Popular Economics Education

Popular Economics Education

Economics EducationWe believe that economics education needs to reach thousands of people in religious congregations, unions, neighborhood groups and business associations.

We've got a special knack for transforming dry economic statistics into memorable learning experiences that connect with people's lives and lead to action. To multiply our efforts, UFE also trains and supports a national network of volunteer workshop leaders.

In addition to charts, mini-presentations, and interactive games, we employ a number of popular education techniques and methods in our workshops.

What is Popular Education?

Popular education is a non-traditional method of education. Primarily aimed toward adults, it is more democratic and cooperative than traditional classroom-type education methods, which are based on lectures and writings by experts. Popular education is also openly political, and popular educators see the learners as potentially powerful people who can change the social conditions that surround them. With popular education, ordinary people define their own problems and apply the lessons of past political successes and failures to their own situation.
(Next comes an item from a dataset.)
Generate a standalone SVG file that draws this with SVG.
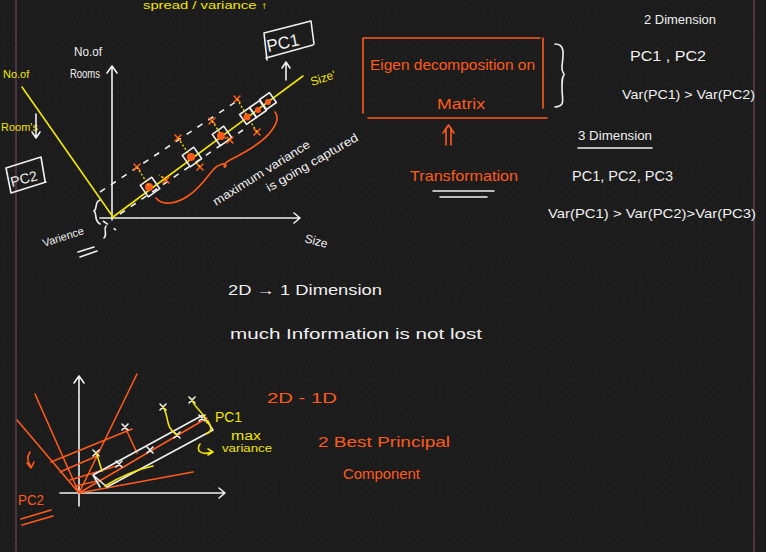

The popular education process begins by thinking and talking with a group of others about the events that have occurred in their own lives. With the guidance of a popular educator, participants identify ways to solve the problems confronting them. In this model, the emphasis shifts from lecture to problem-posing, and the content, previously removed from the learners' experience, becomes more relevant to the group.

Why Popular Education is So Important

Our emphasis on incorporating popular education methods in economic justice organizing and movement building comes out of a clear realization of the necessity of consciousness-raising to build a successful democratic social movement.

"... we as a nation must undergo a radical revolution of values. We must rapidly begin the shift from a "thing-oriented" society to a "person-oriented" society. When machines and computers, profit motives and property rights, are considered more important than people, the giant triplets of racism, extreme materialism, and militarism are incapable of being conquered... America, the richest, most powerful nation in the world, can well lead the way in this revolution of values."
- Martin Luther King, Jr. (Riverside Church, 1968)


The way we raise consciousness about the distribution of income, wealth, and power has to reflect the values of the just society we hope to build.